Post by
stockfy on Nov 06, 2018 5:20am
ZAR can sell nat gas assets (AECO at C$2.50) & RF the notes
I see some cluless posts on this board that show that some posters are novice investors without understanding the basics in the sector.
First ZAR's debt is not bank debt, ZAR's debt is in convertible notes that mature in December 2019, not this year.
Also ZAR's convertible notes can be refinanced before December 2019. ZAR does not need to re-invent the wheel here. Numerous companies refinance their convertible debt buying time in order to sell some of their assets at better prices and record gains.
ZAR can refinance its convertible notes in early 2019 and replace them with new notes maturing in 2021 (if it does not want to convert it into shares) and buy time.
When the oil spreads in Canada narrow by early 2019, it can sell some of its assets at premium assets.
Note that its Noth Dakota oily asset has been printing cash because it is not affected by the Canadian oil spreads but receives premium Bakken pricing.

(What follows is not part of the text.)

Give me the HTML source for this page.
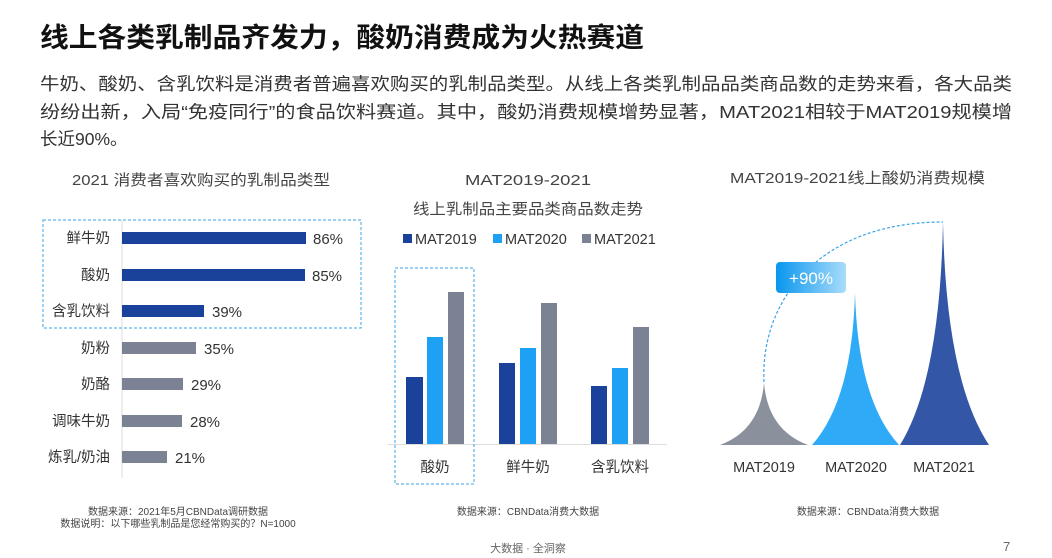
<!DOCTYPE html>
<html><head><meta charset="utf-8"><style>
body{margin:0;background:#fff;}
svg{display:block;font-family:"Liberation Sans","Noto Sans CJK SC",sans-serif;}
</style></head><body>
<svg width="1052" height="558" viewBox="0 0 1052 558" xmlns="http://www.w3.org/2000/svg">
<defs>
<linearGradient id="bg" x1="0" x2="1"><stop offset="0" stop-color="#0896ee"/><stop offset="1" stop-color="#a9dcfb"/></linearGradient>
</defs>
<text x="40" y="47" font-size="27" font-weight="bold" fill="#111" textLength="604" lengthAdjust="spacingAndGlyphs">线上各类乳制品齐发力，酸奶消费成为火热赛道</text>
<g font-size="17.5" fill="#333">
<text x="40" y="90" textLength="972" lengthAdjust="spacingAndGlyphs">牛奶、酸奶、含乳饮料是消费者普遍喜欢购买的乳制品类型。从线上各类乳制品品类商品数的走势来看，各大品类</text>
<text x="40" y="118" textLength="972" lengthAdjust="spacingAndGlyphs">纷纷出新，入局“免疫同行”的食品饮料赛道。其中，酸奶消费规模增势显著，MAT2021相较于MAT2019规模增</text>
<text x="40" y="145">长近90%。</text>
</g>
<g font-size="15" fill="#444">
<text x="72" y="185" textLength="258" lengthAdjust="spacingAndGlyphs">2021 消费者喜欢购买的乳制品类型</text>
<text x="465" y="185" textLength="126" lengthAdjust="spacingAndGlyphs">MAT2019-2021</text>
<text x="413" y="214" textLength="230" lengthAdjust="spacingAndGlyphs">线上乳制品主要品类商品数走势</text>
<text x="730" y="183" textLength="255" lengthAdjust="spacingAndGlyphs">MAT2019-2021线上酸奶消费规模</text>
</g>
<!-- left chart -->
<line x1="122" y1="220" x2="122" y2="478" stroke="#ddd" stroke-width="1"/>
<rect x="43" y="220" width="318" height="108" fill="none" stroke="#3aa3e8" stroke-width="1" stroke-dasharray="3,2"/>
<g fill="#1b429a">
<rect x="122" y="232" width="184" height="12"/>
<rect x="122" y="269" width="183" height="12"/>
<rect x="122" y="305" width="82" height="12"/>
</g>
<g fill="#7a8294">
<rect x="122" y="342" width="74" height="12"/>
<rect x="122" y="378" width="61" height="12"/>
<rect x="122" y="415" width="60" height="12"/>
<rect x="122" y="451" width="45" height="12"/>
</g>
<g font-size="14.5" fill="#333" text-anchor="end">
<text x="110" y="243">鲜牛奶</text>
<text x="110" y="280">酸奶</text>
<text x="110" y="316">含乳饮料</text>
<text x="110" y="353">奶粉</text>
<text x="110" y="389">奶酪</text>
<text x="110" y="426">调味牛奶</text>
<text x="110" y="462">炼乳/奶油</text>
</g>
<g font-size="15" fill="#333">
<text x="313" y="244">86%</text>
<text x="312" y="281">85%</text>
<text x="212" y="317">39%</text>
<text x="204" y="354">35%</text>
<text x="191" y="390">29%</text>
<text x="190" y="427">28%</text>
<text x="175" y="463">21%</text>
</g>
<!-- middle chart -->
<g font-size="14.5" fill="#333">
<rect x="403" y="234" width="9" height="9" fill="#1b429a"/><text x="415" y="244">MAT2019</text>
<rect x="493" y="234" width="9" height="9" fill="#1ea1f5"/><text x="505" y="244">MAT2020</text>
<rect x="582" y="234" width="9" height="9" fill="#7a8294"/><text x="594" y="244">MAT2021</text>
</g>
<line x1="388" y1="444.5" x2="667" y2="444.5" stroke="#ddd"/>
<rect x="395" y="268" width="79" height="216" fill="none" stroke="#3aa3e8" stroke-dasharray="3,2"/>
<g fill="#1b429a"><rect x="406" y="377" width="17" height="67"/><rect x="499" y="363" width="16" height="81"/><rect x="591" y="386" width="16" height="58"/></g>
<g fill="#1ea1f5"><rect x="427" y="337" width="16" height="107"/><rect x="520" y="348" width="16" height="96"/><rect x="612" y="368" width="16" height="76"/></g>
<g fill="#7a8294"><rect x="448" y="292" width="16" height="152"/><rect x="541" y="303" width="16" height="141"/><rect x="633" y="327" width="16" height="117"/></g>
<g font-size="14.5" fill="#333" text-anchor="middle">
<text x="435" y="472">酸奶</text><text x="528" y="472">鲜牛奶</text><text x="620" y="472">含乳饮料</text>
</g>
<!-- right chart -->
<path d="M764 382 C 760 300, 820 222, 943 222" fill="none" stroke="#3aa3e8" stroke-width="1.2" stroke-dasharray="3,2"/>
<path d="M720 445 Q 760 430 764 383 Q 768 430 808 445 Z" fill="#8a909c"/>
<path d="M812 445 Q 852 400 855 293 Q 858 400 899 445 Z" fill="#2eaaf7"/>
<path d="M900 445 Q 940 380 943 222 Q 946 380 989 445 Z" fill="#3357a6"/>
<rect x="776" y="262" width="70" height="31" rx="4" fill="url(#bg)"/>
<text x="811" y="284" font-size="17" fill="#fff" text-anchor="middle">+90%</text>
<g font-size="14.5" fill="#333" text-anchor="middle">
<text x="764" y="472">MAT2019</text><text x="856" y="472">MAT2020</text><text x="944" y="472">MAT2021</text>
</g>
<!-- footers -->
<g font-size="10" fill="#444" text-anchor="middle">
<text x="178" y="515">数据来源：2021年5月CBNData调研数据</text>
<text x="178" y="527">数据说明：以下哪些乳制品是您经常购买的？N=1000</text>
<text x="528" y="515">数据来源：CBNData消费大数据</text>
<text x="868" y="515">数据来源：CBNData消费大数据</text>
<text x="528" y="552" font-size="11" fill="#666">大数据 · 全洞察</text>
</g>
<text x="1003" y="551" font-size="13" fill="#666">7</text>
</svg>
</body></html>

Note also that AECO jumped at C$2.50 per mcf yesterday because the pipeline damage at Prince George was fixed by ENB yesterday. ZAR produces more than 10% dry natural gas, so it can sell its natural gas weighted properties at good prices now with the stabilization of AECO. Outlook for natural gas in Canada is very positive too, so AECO will remain at these levels. Henry Hub hit $3.50 in the U.S. yesterday and we are still at the very beginning of the winter.